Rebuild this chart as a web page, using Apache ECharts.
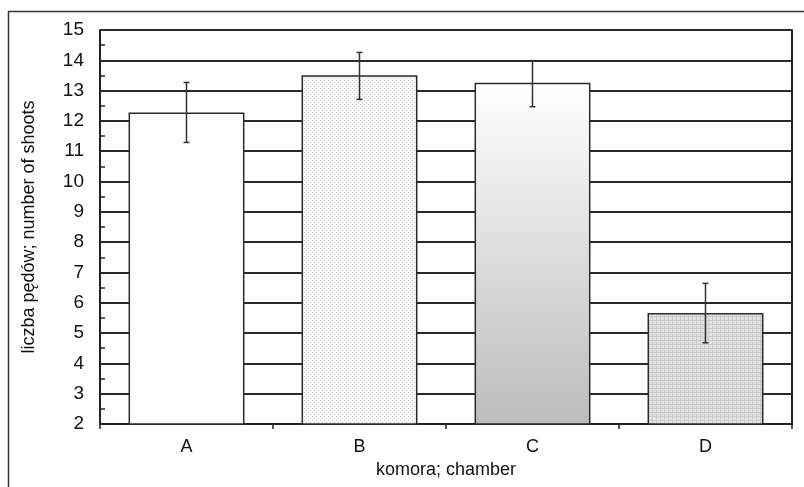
<!DOCTYPE html>
<html><head><meta charset="utf-8">
<script src="https://cdn.jsdelivr.net/npm/echarts@6/dist/echarts.min.js"></script>
<style>html,body{margin:0;padding:0;background:#fff}#c{width:804px;height:487px}</style>
</head><body><div id="c"></div>
<script>
const categories = ['A', 'B', 'C', 'D'];
const means = [12.28, 13.51, 13.26, 5.66];
const errTop = [13.27, 14.26, 13.99, 6.64];
const errBottom = [11.29, 12.71, 12.47, 4.68];
const yTicks = [2, 15, 1];

function pattern(kind) {
  const c = document.createElement('canvas');
  c.width = 4; c.height = 4;
  const g = c.getContext('2d');
  g.fillStyle = kind === 'dots' ? '#f6f6f6' : '#e2e2e2';
  g.fillRect(0, 0, 4, 4);
  if (kind === 'dots') {
    g.fillStyle = '#d4d4d4';
    g.fillRect(0, 0, 1, 1);
    g.fillRect(2, 2, 1, 1);
  } else {
    g.fillStyle = '#cbcbcb';
    g.fillRect(0, 0, 4, 1);
    g.fillRect(0, 0, 1, 4);
  }
  return c;
}

const fills = [
  '#ffffff',
  { image: pattern('dots'), repeat: 'repeat' },
  new echarts.graphic.LinearGradient(0, 0, 0, 1, [
    { offset: 0, color: '#ffffff' }, { offset: 1, color: '#bcbcbc' }
  ]),
  { image: pattern('grid'), repeat: 'repeat' }
];

const chart = echarts.init(document.getElementById('c'));
const font = 'Liberation Sans, Arial, sans-serif';
chart.setOption({
  animation: false,
  graphic: [{
    type: 'rect', shape: { x: 8.5, y: 11.5, width: 820, height: 500 },
    style: { fill: 'none', stroke: '#333', lineWidth: 1.5 }, z: -10
  }],
  grid: { left: 100, right: 12, top: 30, bottom: 63 },
  xAxis: {
    type: 'category', data: categories,
    name: 'komora; chamber', nameLocation: 'middle', nameGap: 34,
    nameTextStyle: { fontFamily: font, fontSize: 18, color: '#111' },
    axisLine: { lineStyle: { color: '#222', width: 2 } },
    axisTick: { show: true, length: 5, lineStyle: { color: '#222', width: 1.5 } },
    axisLabel: { fontFamily: font, fontSize: 18, color: '#111', margin: 14 }
  },
  yAxis: [{
    type: 'value', min: yTicks[0], max: yTicks[1], interval: yTicks[2],
    name: 'liczba pędów; number of shoots', nameLocation: 'middle', nameGap: 62,
    nameTextStyle: { fontFamily: font, fontSize: 18, color: '#111' },
    axisLine: { show: true, lineStyle: { color: '#222', width: 2 } },
    axisTick: { show: false, inside: true },
    minorTick: { show: true, splitNumber: 2, length: 5, lineStyle: { color: '#222', width: 1.5 } },
    axisLabel: { fontFamily: font, fontSize: 19, color: '#111', margin: 16 },
    splitLine: { show: true, lineStyle: { color: '#2a2a2a', width: 2 } }
  }, {
    type: 'value', min: yTicks[0], max: yTicks[1], interval: yTicks[2], position: 'right',
    axisLine: { show: true, lineStyle: { color: '#222', width: 2 } },
    axisTick: { show: false }, axisLabel: { show: false }, splitLine: { show: false }
  }],
  series: [{
    type: 'bar', barWidth: '67%',
    data: means.map((v, i) => ({ value: v, itemStyle: { color: fills[i] } })),
    itemStyle: { borderColor: '#2a2a2a', borderWidth: 1.5 }
  }, {
    type: 'custom', z: 5,
    data: categories.map((c, i) => [i, errBottom[i], errTop[i]]),
    renderItem: function (params, api) {
      const lo = api.coord([api.value(0), api.value(1)]);
      const hi = api.coord([api.value(0), api.value(2)]);
      const w = 3;
      const st = { stroke: '#333', lineWidth: 1.5 };
      return { type: 'group', children: [
        { type: 'line', shape: { x1: lo[0], y1: lo[1], x2: hi[0], y2: hi[1] }, style: st },
        { type: 'line', shape: { x1: lo[0] - w, y1: lo[1], x2: lo[0] + w, y2: lo[1] }, style: st },
        { type: 'line', shape: { x1: hi[0] - w, y1: hi[1], x2: hi[0] + w, y2: hi[1] }, style: st }
      ]};
    }
  }]
});
</script></body></html>
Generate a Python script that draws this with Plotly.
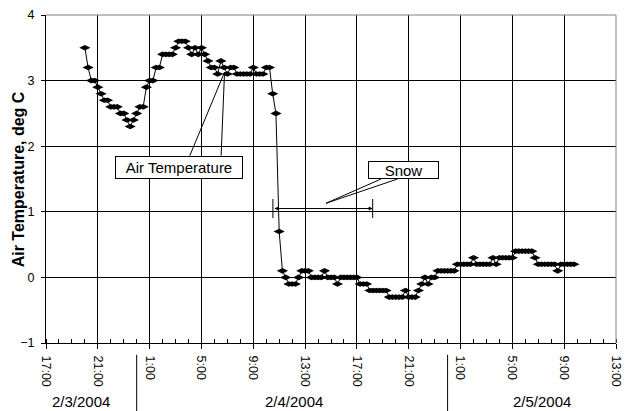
import pandas as pd
import plotly.graph_objects as go

# ---------------- data ----------------
start_time = "2004-02-03 20:00"
interval = "15min"
air_temp = [
    3.5, 3.2, 3.0, 3.0, 2.9, 2.8, 2.7, 2.7, 2.6, 2.6,
    2.6, 2.5, 2.5, 2.4, 2.3, 2.4, 2.5, 2.6, 2.6, 2.9,
    3.0, 3.0, 3.2, 3.2, 3.4, 3.4, 3.4, 3.4, 3.5, 3.6,
    3.6, 3.6, 3.5, 3.4, 3.5, 3.4, 3.5, 3.4, 3.3, 3.2,
    3.2, 3.1, 3.3, 3.2, 3.1, 3.2, 3.2, 3.1, 3.1, 3.1,
    3.1, 3.1, 3.2, 3.1, 3.1, 3.1, 3.2, 3.2, 2.8, 2.5,
    0.7, 0.1, 0.0, -0.1, -0.1, -0.1, 0.0, 0.1, 0.1, 0.1,
    0.0, 0.0, 0.0, 0.0, 0.1, 0.0, 0.0, 0.0, -0.1, 0.0,
    0.0, 0.0, 0.0, 0.0, 0.0, -0.1, -0.1, -0.1, -0.2, -0.2,
    -0.2, -0.2, -0.2, -0.2, -0.3, -0.3, -0.3, -0.3, -0.3, -0.2,
    -0.3, -0.3, -0.3, -0.2, -0.1, 0.0, -0.1, 0.0, 0.0, 0.1,
    0.1, 0.1, 0.1, 0.1, 0.1, 0.2, 0.2, 0.2, 0.2, 0.2,
    0.3, 0.2, 0.2, 0.2, 0.2, 0.2, 0.3, 0.2, 0.3, 0.3,
    0.3, 0.3, 0.3, 0.4, 0.4, 0.4, 0.4, 0.4, 0.4, 0.3,
    0.2, 0.2, 0.2, 0.2, 0.2, 0.2, 0.1, 0.2, 0.2, 0.2,
    0.2, 0.2,
]
times = pd.date_range(start_time, periods=len(air_temp), freq=interval)

x_range = ["2004-02-03 17:00", "2004-02-05 13:00"]
y_range = [-1, 4]
y_ticks = [-1, 0, 1, 2, 3, 4]
day_labels = ["2/3/2004", "2/4/2004", "2/5/2004"]
day_label_pos = ["2004-02-03 19:40", "2004-02-04 12:10", "2004-02-05 07:15"]
day_breaks = ["2004-02-04 00:00", "2004-02-05 00:00"]
y_title = "Air Temperature, deg C"

series_label = "Air Temperature"
series_label_pos = ("2004-02-04 03:15", 1.68)
series_leader_from = [("2004-02-04 04:06", 1.855), ("2004-02-04 06:31", 1.855)]
series_leader_to = ("2004-02-04 06:47", 3.13)

snow_label = "Snow"
snow_label_pos = ("2004-02-04 20:36", 1.64)
snow_leader_from = [("2004-02-04 18:52", 1.5), ("2004-02-04 20:08", 1.5)]
snow_leader_to = ("2004-02-04 14:37", 1.13)
snow_start, snow_end = "2004-02-04 10:31", "2004-02-04 18:13"
snow_level = 1.05
snow_bar_span = (0.905, 1.195)

FONT = "Liberation Sans, Arial, sans-serif"

fig = go.Figure()
fig.add_trace(go.Scatter(
    x=times, y=air_temp, mode="lines+markers",
    line=dict(color="black", width=1),
    marker=dict(symbol="diamond-wide", size=8, color="black"),
    showlegend=False, hoverinfo="skip",
))

shapes = []
for (lx, ly) in series_leader_from:
    shapes.append(dict(type="line", xref="x", yref="y", x0=lx, y0=ly,
                       x1=series_leader_to[0], y1=series_leader_to[1],
                       line=dict(color="black", width=1)))
for (lx, ly) in snow_leader_from:
    shapes.append(dict(type="line", xref="x", yref="y", x0=lx, y0=ly,
                       x1=snow_leader_to[0], y1=snow_leader_to[1],
                       line=dict(color="black", width=1)))
for t in (snow_start, snow_end):
    shapes.append(dict(type="line", xref="x", yref="y", x0=t, x1=t,
                       y0=snow_bar_span[0], y1=snow_bar_span[1],
                       line=dict(color="black", width=1)))
for t in day_breaks:
    shapes.append(dict(type="line", xref="x", yref="paper", x0=t, x1=t,
                       y0=-0.036, y1=-0.21, line=dict(color="black", width=1)))
shapes.append(dict(type="line", xref="paper", yref="paper", x0=0, x1=1, y0=1, y1=1,
                   line=dict(color="#808080", width=1), layer="above"))
shapes.append(dict(type="line", xref="paper", yref="paper", x0=1, x1=1, y0=0, y1=1,
                   line=dict(color="#808080", width=1), layer="above"))

annotations = []
annotations.append(dict(
    x=series_label_pos[0], y=series_label_pos[1], xref="x", yref="y",
    text=series_label, showarrow=False, font=dict(family=FONT, size=15, color="black"),
    bgcolor="white", bordercolor="black", borderwidth=1, borderpad=2,
    width=122, height=17,
))
annotations.append(dict(
    x=snow_label_pos[0], y=snow_label_pos[1], xref="x", yref="y",
    text=snow_label, showarrow=False, font=dict(family=FONT, size=15, color="black"),
    bgcolor="white", bordercolor="black", borderwidth=1, borderpad=1,
    width=67, height=14,
))
annotations.append(dict(
    x=snow_end, y=snow_level, ax=snow_start, ay=snow_level,
    xref="x", yref="y", axref="x", ayref="y", text="",
    showarrow=True, arrowhead=2, arrowside="end+start", arrowsize=0.8,
    arrowwidth=1, arrowcolor="black", standoff=0, startstandoff=0,
))
for lab, pos in zip(day_labels, day_label_pos):
    annotations.append(dict(
        x=pos, y=-0.179, xref="x", yref="paper", text=lab, showarrow=False,
        font=dict(family=FONT, size=15, color="black"),
        xanchor="center", yanchor="middle",
    ))
annotations.append(dict(
    x=-0.0485, y=0.5, xref="paper", yref="paper", text="<b>" + y_title + "</b>",
    textangle=-90, showarrow=False, font=dict(family=FONT, size=16, color="black"),
    xanchor="center", yanchor="middle",
))

fig.update_layout(
    width=631, height=411,
    margin=dict(l=46, r=8, t=15, b=68),
    paper_bgcolor="white", plot_bgcolor="white",
    font=dict(family=FONT, size=12.5, color="black"),
    shapes=shapes, annotations=annotations,
    showlegend=False,
)
fig.update_xaxes(
    type="date", range=x_range,
    tick0=x_range[0], dtick=4 * 3600 * 1000, tickformat="%-H:%M",
    tickangle=90, ticks="outside", ticklen=5, tickcolor="black",
    ticklabelstandoff=4,
    showgrid=True, gridcolor="black", gridwidth=1,
    showline=True, linecolor="black", linewidth=1,
    minor=dict(dtick=3600 * 1000, ticks="inside", ticklen=4, tickcolor="black", showgrid=False),
    tickfont=dict(family=FONT, size=12.5, color="black"),
)
fig.update_yaxes(
    range=y_range, tickvals=y_ticks,
    ticks="outside", ticklen=4, tickcolor="black", ticklabelstandoff=4,
    showgrid=True, gridcolor="black", gridwidth=1, zeroline=False,
    showline=True, linecolor="black", linewidth=1,
    tickfont=dict(family=FONT, size=12.5, color="black"),
)

fig.write_html(
    "out.html",
    config={"displayModeBar": False},
    post_script="document.body.style.margin='0';document.body.style.overflow='hidden';",
)
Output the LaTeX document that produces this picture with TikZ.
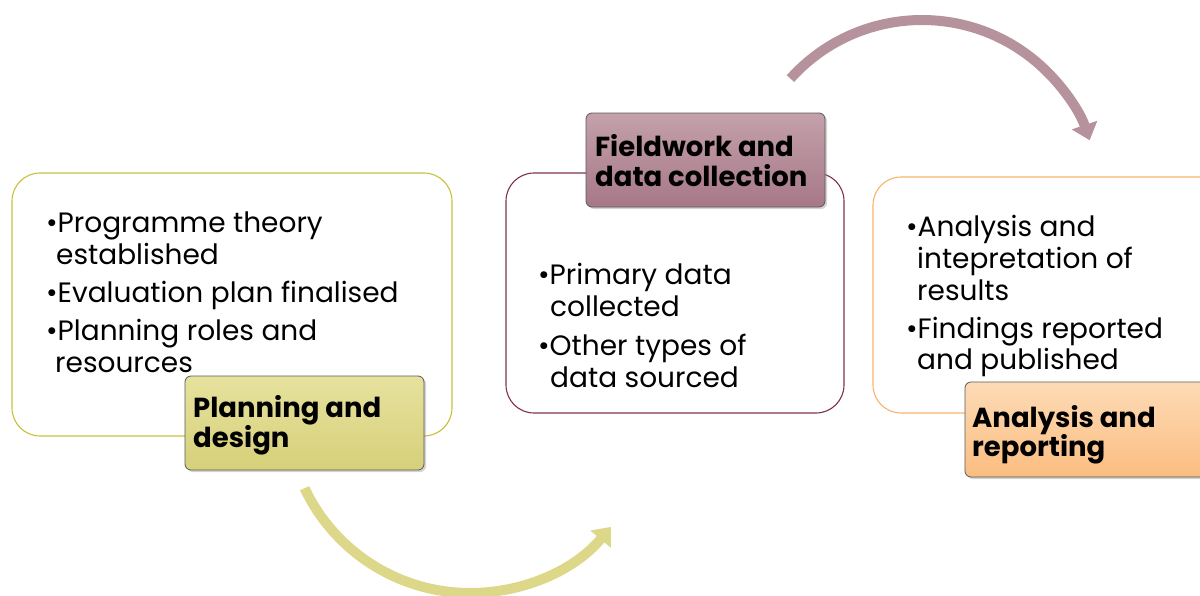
\documentclass[tikz,border=0pt]{standalone}
\usepackage{fontspec}
\setmainfont{Poppins}
\usetikzlibrary{arrows.meta,shadows}
\definecolor{olivedge}{HTML}{C8C03A}
\definecolor{maroonedge}{HTML}{7E3050}
\definecolor{orangeedge}{HTML}{F7B46A}
\definecolor{yellowtop}{HTML}{E6E29E}
\definecolor{yellowbot}{HTML}{D6D07A}
\definecolor{mauvetop}{HTML}{C3A1AB}
\definecolor{mauvebot}{HTML}{A77887}
\definecolor{peachtop}{HTML}{FDDBB6}
\definecolor{peachbot}{HTML}{FBBD80}
\definecolor{yellowarc}{HTML}{DDD889}
\definecolor{mauvearc}{HTML}{B6929C}
\tikzset{
  x=1pt, y=-1pt,
  panel/.style={draw=#1, line width=1.1pt, rounded corners=28pt},
  stagebox/.style={draw=black!65, line width=0.8pt, rounded corners=6pt,
    drop shadow={opacity=0.35, shadow xshift=2pt, shadow yshift=-2pt}},
  bodytext/.style={anchor=base west, inner sep=0pt,
    font=\fontsize{28}{32}\selectfont},
  titletext/.style={anchor=base west, inner sep=0pt,
    font=\fontsize{27.5}{30}\selectfont\bfseries},
  cyclearrow/.style={line width=10pt, -{Triangle[width=26pt,length=16pt]}}
}
\begin{document}
\begin{tikzpicture}
\useasboundingbox (0,0) rectangle (1200,595);
\clip (0,0) rectangle (1200,595);
% outer panels
\draw[panel=olivedge] (12,173) rectangle (452,436);
\draw[panel=maroonedge] (506,173) rectangle (844,413);
\draw[panel=orangeedge] (873,177) rectangle (1240,413);
% bullet lists
\node[bodytext] (p1) at (46,232) {•Programme theory};
\node[bodytext] (p1b) at (56,264) {established};
\node[bodytext] (p2) at (46,302) {•Evaluation plan finalised};
\node[bodytext] (p3) at (46,340) {•Planning roles and};
\node[bodytext] (p3b) at (55,372) {resources};
\node[bodytext] (f1) at (538,284) {•Primary data};
\node[bodytext] (f1b) at (550,316) {collected};
\node[bodytext] (f2) at (538,355) {•Other types of};
\node[bodytext] (f2b) at (550,387) {data sourced};
\node[bodytext] (a1) at (906,236) {•Analysis and};
\node[bodytext] (a1b) at (917,268) {intepretation of};
\node[bodytext] (a1c) at (917,300) {results};
\node[bodytext] (a2) at (906,338) {•Findings reported};
\node[bodytext] (a2b) at (917,369) {and published};
% stage labels
\draw[stagebox, top color=yellowtop, bottom color=yellowbot] (185,376) rectangle (424,470);
\node[titletext] (plan1) at (193,417) {Planning and};
\node[titletext] (plan2) at (193,447) {design};
\draw[stagebox, top color=mauvetop, bottom color=mauvebot] (586,113) rectangle (825,207);
\node[titletext] (field1) at (595,156) {Fieldwork and};
\node[titletext] (field2) at (595,186) {data collection};
\draw[stagebox, top color=peachtop, bottom color=peachbot] (965,382) rectangle (1215,477);
\node[titletext] (rep1) at (972,427) {Analysis and};
\node[titletext] (rep2) at (972,456) {reporting};
% cycle arrows
\coordinate (lowc) at (470,410);
\coordinate (highc) at (922,197);
\draw[cyclearrow, yellowarc] ([shift={(154.7:183)}]lowc) arc[start angle=154.7, end angle=39.7, radius=183];
\draw[cyclearrow, mauvearc] ([shift={(-138:177)}]highc) arc[start angle=-138, end angle=-18.7, radius=177];
\end{tikzpicture}
\end{document}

▸ Exercise:
Skip the pictures, please, and transcribe only the lines from the beginning of the material through the one that contains "const yTicks = [2, 15, 1];".

▸ Answer to this problem:
Rebuild this chart as a web page, using Apache ECharts.
<!DOCTYPE html>
<html><head><meta charset="utf-8">
<script src="https://cdn.jsdelivr.net/npm/echarts@6/dist/echarts.min.js"></script>
<style>html,body{margin:0;padding:0;background:#fff}#c{width:804px;height:487px}</style>
</head><body><div id="c"></div>
<script>
const categories = ['A', 'B', 'C', 'D'];
const means = [12.28, 13.51, 13.26, 5.66];
const errTop = [13.27, 14.26, 13.99, 6.64];
const errBottom = [11.29, 12.71, 12.47, 4.68];
const yTicks = [2, 15, 1];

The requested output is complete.